INFLUENCE OF EMULSIFICATION METHODS AND SPRAY DRYING PARAMETERS ON THE MICROENCAPSULATION OF TURMERIC OLEORESIN
Keywords:encapsulation, emulsion, maltodextrin, gelatin, ultrasound, rheology, curcumin
Turmeric (Curcuma longa L.) oleoresin possess valuable phenolic compounds that are susceptible to degradation, and microencapsulation is a powerful technique to increase its stability. Emulsification is a preponderant step in microencapsulation of hydrophobic compounds and physical-chemical properties of the parent emulsion affects effectiveness of spray-drying process and functional properties of the produced microcapsules. The present work aimed to evaluate the influence of emulsion formulation, emulsification methods, and spray-drying operational conditions on the encapsulation efficiency of turmeric oleoresin using maltodextrin/gelatin blends as wall material.

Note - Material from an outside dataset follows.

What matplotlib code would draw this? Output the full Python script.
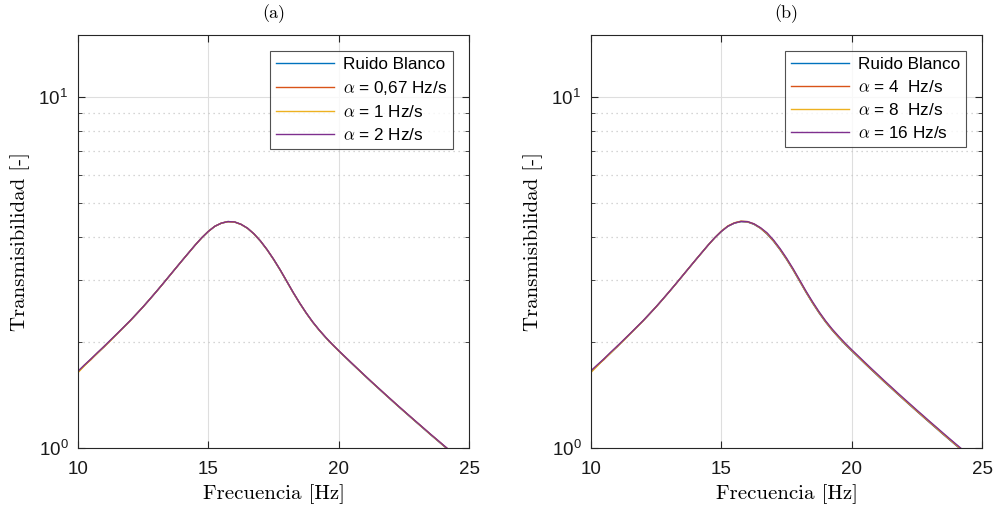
import math
import matplotlib
matplotlib.use("Agg")
import matplotlib.pyplot as plt
from matplotlib.ticker import FixedLocator, LogLocator, NullFormatter, FuncFormatter

plt.rcParams['font.family'] = ['Liberation Sans', 'DejaVu Sans']
plt.rcParams['mathtext.fontset'] = 'cm'

# frecuencias [Hz]
freq = [10.0, 10.25, 10.5, 10.75, 11.0, 11.25, 11.5, 11.75, 12.0, 12.25, 12.5, 12.75,
        13.0, 13.25, 13.5, 13.75, 14.0, 14.25, 14.5, 14.75, 15.0, 15.25, 15.5, 15.75,
        16.0, 16.25, 16.5, 16.75, 17.0, 17.25, 17.5, 17.75, 18.0, 18.25, 18.5, 18.75,
        19.0, 19.25, 19.5, 19.75, 20.0, 20.25, 20.5, 20.75, 21.0, 21.25, 21.5, 21.75,
        22.0, 22.25, 22.5, 22.75, 23.0, 23.25, 23.5, 23.75, 24.0, 24.25, 24.5]

# (a) transmisibilidad
ruido_a = [1.650, 1.719, 1.790, 1.865, 1.943, 2.027, 2.115, 2.207, 2.303, 2.411, 2.525, 2.651,
           2.786, 2.931, 3.087, 3.251, 3.423, 3.601, 3.788, 3.971, 4.139, 4.280, 4.369, 4.413,
           4.403, 4.335, 4.224, 4.068, 3.881, 3.670, 3.445, 3.216, 2.987, 2.773, 2.586, 2.423,
           2.283, 2.165, 2.063, 1.972, 1.890, 1.814, 1.741, 1.672, 1.606, 1.543, 1.484, 1.427,
           1.373, 1.321, 1.272, 1.225, 1.180, 1.137, 1.095, 1.056, 1.018, 0.982, 0.947]
a067 = [1.645, 1.722, 1.786, 1.868, 1.940, 2.027, 2.115, 2.207, 2.303, 2.411, 2.525, 2.651,
        2.786, 2.931, 3.087, 3.251, 3.423, 3.601, 3.788, 3.971, 4.139, 4.280, 4.369, 4.413,
        4.403, 4.335, 4.226, 4.071, 3.884, 3.673, 3.448, 3.219, 2.990, 2.775, 2.588, 2.425,
        2.285, 2.167, 2.065, 1.974, 1.892, 1.816, 1.743, 1.674, 1.608, 1.545, 1.486, 1.429,
        1.375, 1.323, 1.274, 1.227, 1.182, 1.139, 1.097, 1.058, 1.020, 0.984, 0.949]
a1 = [1.640, 1.716, 1.793, 1.862, 1.946, 2.024, 2.115, 2.207, 2.303, 2.411, 2.525, 2.651,
      2.786, 2.931, 3.087, 3.251, 3.423, 3.601, 3.788, 3.971, 4.139, 4.280, 4.369, 4.413,
      4.403, 4.335, 4.226, 4.071, 3.884, 3.673, 3.448, 3.219, 2.990, 2.775, 2.588, 2.425,
      2.285, 2.167, 2.065, 1.974, 1.892, 1.816, 1.743, 1.674, 1.608, 1.545, 1.486, 1.429,
      1.375, 1.323, 1.274, 1.227, 1.182, 1.139, 1.097, 1.058, 1.020, 0.984, 0.949]
a2 = [1.655, 1.725, 1.795, 1.870, 1.948, 2.031, 2.117, 2.209, 2.305, 2.412, 2.526, 2.652,
      2.787, 2.932, 3.088, 3.252, 3.424, 3.602, 3.789, 3.972, 4.140, 4.281, 4.370, 4.414,
      4.405, 4.338, 4.229, 4.075, 3.888, 3.677, 3.452, 3.223, 2.993, 2.778, 2.591, 2.428,
      2.288, 2.170, 2.067, 1.976, 1.894, 1.818, 1.745, 1.676, 1.610, 1.547, 1.488, 1.431,
      1.377, 1.325, 1.276, 1.229, 1.184, 1.141, 1.099, 1.060, 1.022, 0.986, 0.951]

# (b) transmisibilidad
ruido_b = [1.650, 1.719, 1.790, 1.865, 1.943, 2.027, 2.115, 2.207, 2.303, 2.411, 2.525, 2.651,
           2.786, 2.931, 3.087, 3.251, 3.423, 3.601, 3.788, 3.971, 4.139, 4.280, 4.369, 4.413,
           4.403, 4.335, 4.224, 4.068, 3.881, 3.670, 3.445, 3.216, 2.987, 2.773, 2.586, 2.423,
           2.283, 2.165, 2.063, 1.972, 1.890, 1.814, 1.741, 1.672, 1.606, 1.543, 1.484, 1.427,
           1.373, 1.321, 1.272, 1.225, 1.180, 1.137, 1.095, 1.056, 1.018, 0.982, 0.947]
a4 = [1.655, 1.724, 1.787, 1.869, 1.941, 2.030, 2.116, 2.208, 2.304, 2.412, 2.526, 2.652,
      2.787, 2.932, 3.088, 3.252, 3.424, 3.602, 3.789, 3.972, 4.142, 4.284, 4.373, 4.418,
      4.408, 4.342, 4.228, 4.076, 3.889, 3.677, 3.452, 3.222, 2.993, 2.779, 2.591, 2.428,
      2.288, 2.169, 2.067, 1.976, 1.894, 1.818, 1.744, 1.675, 1.609, 1.546, 1.487, 1.430,
      1.375, 1.324, 1.274, 1.227, 1.182, 1.139, 1.097, 1.058, 1.020, 0.984, 0.949]
a8 = [1.642, 1.714, 1.794, 1.861, 1.947, 2.023, 2.114, 2.206, 2.303, 2.411, 2.525, 2.651,
      2.786, 2.931, 3.087, 3.251, 3.423, 3.601, 3.788, 3.971, 4.145, 4.290, 4.380, 4.425,
      4.412, 4.347, 4.232, 4.084, 3.897, 3.685, 3.459, 3.229, 2.999, 2.784, 2.596, 2.433,
      2.292, 2.174, 2.071, 1.980, 1.898, 1.821, 1.748, 1.679, 1.612, 1.549, 1.490, 1.433,
      1.378, 1.326, 1.277, 1.230, 1.185, 1.142, 1.099, 1.060, 1.022, 0.986, 0.951]
a16 = [1.660, 1.727, 1.796, 1.872, 1.950, 2.031, 2.118, 2.210, 2.306, 2.413, 2.527, 2.653,
       2.788, 2.933, 3.089, 3.253, 3.425, 3.603, 3.790, 3.973, 4.141, 4.283, 4.374, 4.420,
       4.414, 4.350, 4.241, 4.101, 3.912, 3.699, 3.473, 3.242, 3.011, 2.795, 2.607, 2.442,
       2.301, 2.182, 2.080, 1.988, 1.905, 1.829, 1.755, 1.685, 1.619, 1.555, 1.496, 1.438,
       1.384, 1.332, 1.282, 1.235, 1.189, 1.146, 1.104, 1.064, 1.026, 0.990, 0.955]

labels_a = ['Ruido Blanco', r'$\alpha$ = 0,67 Hz/s', r'$\alpha$ = 1 Hz/s', r'$\alpha$ = 2 Hz/s']
labels_b = ['Ruido Blanco', r'$\alpha$ = 4  Hz/s', r'$\alpha$ = 8  Hz/s', r'$\alpha$ = 16 Hz/s']
colores = ['#0072BD', '#D95319', '#EDB120', '#7E2F8E']

fig = plt.figure(figsize=(9.95, 5.09), dpi=100)
ax1 = fig.add_axes([0.0784, 0.1198, 0.3930, 0.8114])
ax2 = fig.add_axes([0.5940, 0.1198, 0.3930, 0.8114])

paneles = [(ax1, [ruido_a, a067, a1, a2], labels_a, '(a)'),
           (ax2, [ruido_b, a4, a8, a16], labels_b, '(b)')]

def pot10(v, pos):
    return r'$\mathregular{10^{%d}}$' % round(math.log10(v))

for ax, series, labels, titulo in paneles:
    for ys, lab, c in zip(series, labels, colores):
        ax.plot(freq, ys, color=c, lw=1.0, label=lab)
    ax.set_yscale('log')
    ax.set_xlim(10, 25)
    ax.set_ylim(1, 15)
    ax.xaxis.set_major_locator(FixedLocator([10, 15, 20, 25]))
    ax.yaxis.set_major_locator(FixedLocator([1, 10]))
    ax.yaxis.set_major_formatter(FuncFormatter(pot10))
    ax.yaxis.set_minor_locator(LogLocator(base=10, subs=range(2, 10)))
    ax.yaxis.set_minor_formatter(NullFormatter())
    ax.grid(True, which='major', color='#dedede', lw=0.8, ls='-')
    ax.grid(True, which='minor', axis='y', color='#c8c8c8', lw=0.9, ls=(0, (1, 3)))
    ax.set_axisbelow(True)
    for s in ax.spines.values():
        s.set_color('#262626')
        s.set_linewidth(0.8)
    ax.tick_params(which='both', direction='in', top=True, right=True, colors='#262626',
                   labelsize=13.5, labelcolor='#1a1a1a')
    ax.tick_params(which='major', length=5)
    ax.tick_params(which='minor', length=3)
    ax.tick_params(axis='x', pad=9)
    ax.tick_params(axis='y', pad=7)
    ax.set_xlabel('Frecuencia [Hz]', fontfamily='cmr10', fontsize=15, labelpad=5)
    ax.set_ylabel('Transmisibilidad [-]', fontfamily='cmr10', fontsize=15, labelpad=6)
    ax.set_title(titulo, fontfamily='cmr10', fontsize=13, pad=12)
    leg = ax.legend(loc='upper right', fontsize=12.3, frameon=True, fancybox=False,
                    borderaxespad=0.95, handlelength=3.4, handletextpad=0.5,
                    labelspacing=0.4, borderpad=0.35)
    leg.get_frame().set_edgecolor('#262626')
    leg.get_frame().set_linewidth(0.8)

fig.savefig('out.png', dpi=100)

The effects of different concentrations of maltodextrin (12 - 31.7 wt %) and gelatin (0.6 - 6 wt %), combined with three methods of emulsification - high shear homogenization with and without emulsifier addition, and sonication – were evaluated regarding emulsion droplet mean diameter and stability. Based on the results, an emulsion formulated with 26 g of maltodextrin and 0.6 g of gelatin per 100 g of emulsion was selected to study the influence of spray drying conditions - drying-air temperature (124 – 190 oC), atomization airflow (275 – 536 L h-1), and emulsion feeding flow (1.4 – 8.6 mL min-1) - on encapsulation efficiency, water content, and solubility of turmeric oleoresin microcapsules. Sonication resulted in higher emulsion stability and, although drying-air temperature did not affect significantly the microcapsule properties, the best set of spray drying conditions was drying-air at 160 ºC, atomization airflow of 420 L h-1, and emulsion feeding flow of 6 mL min-1. Combinations of higher atomization airflow and lower emulsion feeding flow resulted in lower values of curcumin encapsulation efficiency.